Soybeans: Soybean exports came in just shy of expectations. We are seeing a China based rally in both meal and soybeans. We received Chinese export news last night, China’s exports were up 16.4% in March from a year ago, this tells us China is rebounding economically. Chinese bean imports for March came in at 6.3 MMTs, a record. The supply story in beans remains bearish but I would not put a run back to 10.00 out of the equation until we get better US data. The Brazilian farmer holds the product in Brazil and we could see them tighten their fists as prices remain near 5 year lows in real terms. If you peeled off shorts, good on ya…if you did not, I might look at some cheap calls to keep sanity if weather problems reign.
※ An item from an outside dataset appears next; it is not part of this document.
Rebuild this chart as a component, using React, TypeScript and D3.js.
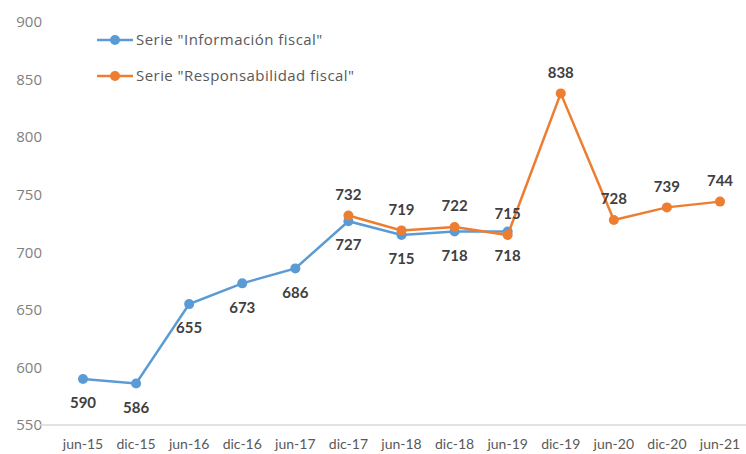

WHEAT Not much news in wheat, other than exports that came in on the lower end of expectations. Product remains moving at the ports but not at the pace it needs to. Weather in Spain and France look to remain dry in the short term but longer term forecasts show some moisture. April precipitation is well above average in Kansas already, with more on the way. It is shocking to say this but it appears that at this point Kansas wheat production may approach year ago levels. HRW values are in the toilet and the last thing the burdensome supplies here need is a record crop. The only thing keeping wheat prices interesting is the massive short position by funds and the rising commodity complex led by crude oil and gold. Something has to happen overseas via weather and I am not sure we even see demand if that’s the case. I am hopeful but not optimistic. Call options are still interesting here given low volatility levels and the assistance they provide is selling into uncertainty. Just a reminder, prices traded near 5.00 a year ago going into the harvest in front month. These prices do reflect current fundamentals pretty well.
COTTON: Like wheat, cotton markets appear to be trading at the whim of spec money and the US dollar. Exports were strong, near 307,000 but about 25% lower than last week. Cotton markets have little to trade around other than currency (Trump wants a weaker USD, bullish cotton) and forward planting forecasts. I think we stay range bound for the short term in old crop. New crop probably stays in trend and starts to bleed a little as the fund long resets.